Batı sanatı tarihinin karamsar prensi kabul edilen Norveçli ressam Edvard Munch, küçük yaşta annesini, ardından çok sevdiği ablasını kaybetmiş, fiziksel açıdan pek sağlıklı olmayan bir genç olarak ölümün soğuk nefesini hep üzerinde hissederek büyümüştü. Prensiplerine sıkı sıkıya bağlı, fazlasıyla inançlı ve oldukça sert bir kişiliği olan babası da onun içindeki karamsarlığı dağıtmaya pek yardımcı olmuyordu. Resim yapmak, çocukluğundan beri ona yeni bir dünya açıyor, belki de tüm korkularıyla başa çıkma gücü veriyordu.
Popüler kültürün çok sevdiği Çığlık adlı resmi yaptığında, doğaya atfettiği bir sıkışmışlık, korku, endişe ve bunalım hissini onlarca yıldır ondan daha etkileyici şekilde anlatan bir imge üretilemeyeceğini elbette bilmiyordu. Yalnızlık, endişe, iç sıkıntısı, ilerleyememe ve kurtulamama hissinin görselleştirilmesi konusunda adeta bir uzman olan Munch, dışavurumcu tarzıyla da özgün bakış açısıyla da sanat tarihinde önemli bir yer edinmişti. Gerçek bir entelektüel, iyi bir okur, sadeliği seven, teknoloji meraklısı ve iç huzurunu bir türlü bulamayan Munch, gelecek nesillere miras kalacak pek çok esere imza atmıştı.

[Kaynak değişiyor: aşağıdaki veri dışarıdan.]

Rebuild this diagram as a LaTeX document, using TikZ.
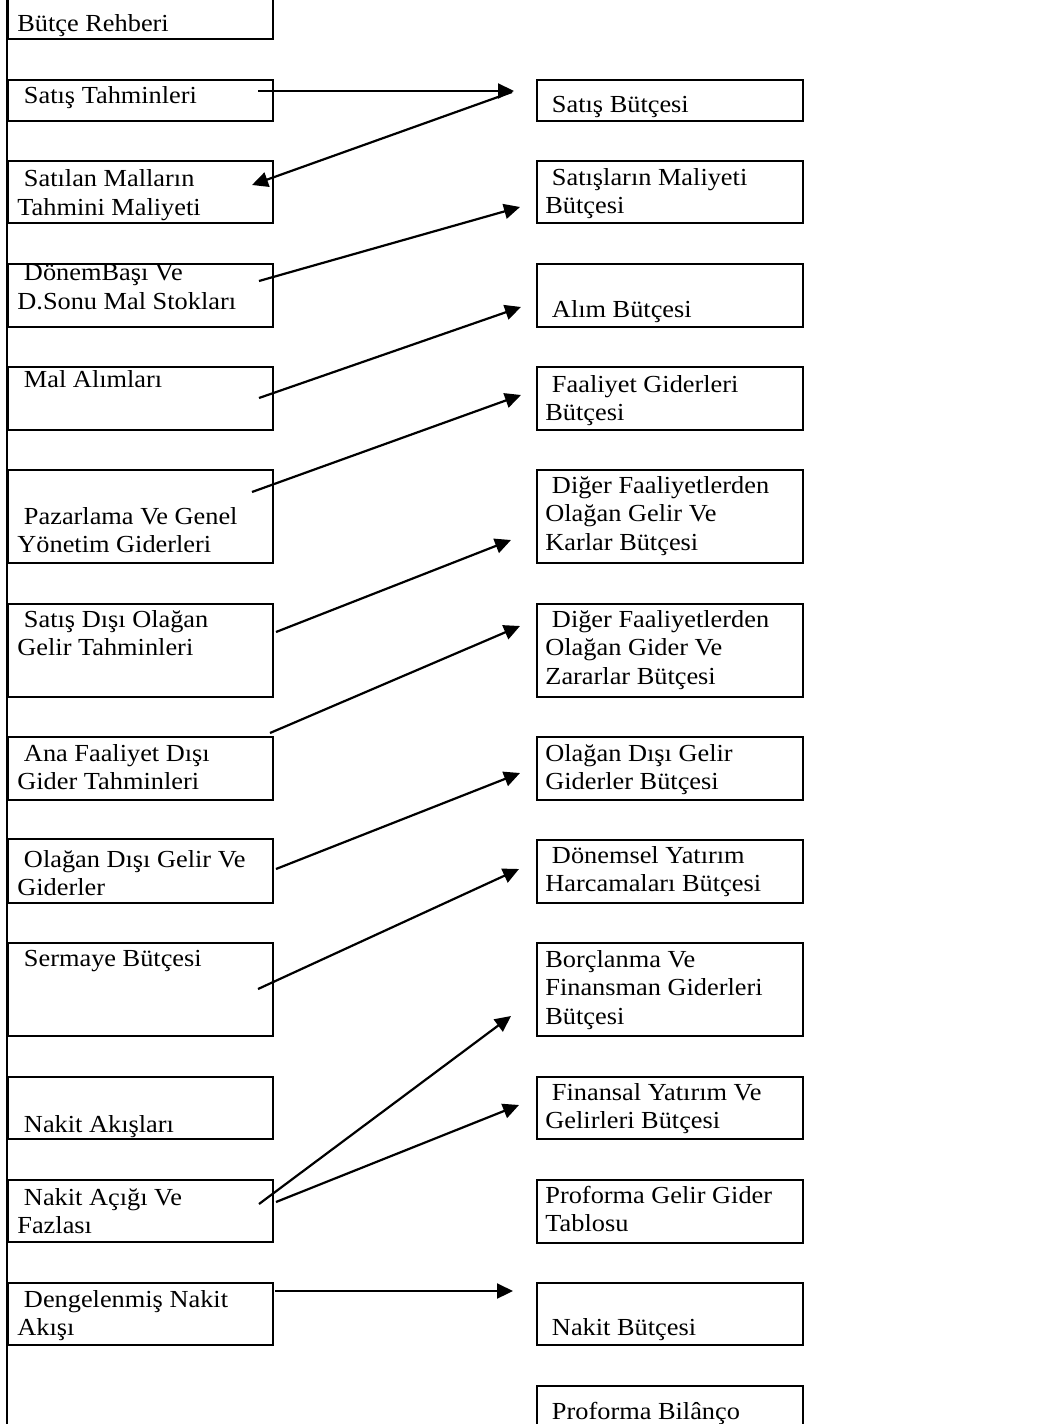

Hayalperest Yayınevi’nin “Sanatın Büyük Ustaları” serisinin bu on yedinci kitabı, yirminci yüzyıl İskandinav sanatının önemli temsilcilerinden Edvard Munch’un yaşamını, insani özelliklerini ve sanatını irdeliyor. Ailesi, dostları, hatta komşularıyla ilişkileri hakkında da bilgiler içeren kitap, Munch’un eserlerine bakarken gözden kaçabilecek hususlara dikkat çekiyor, böylece sanatçının fikirlerinin daha iyi anlaşılmasına dair ipuçları veriyor.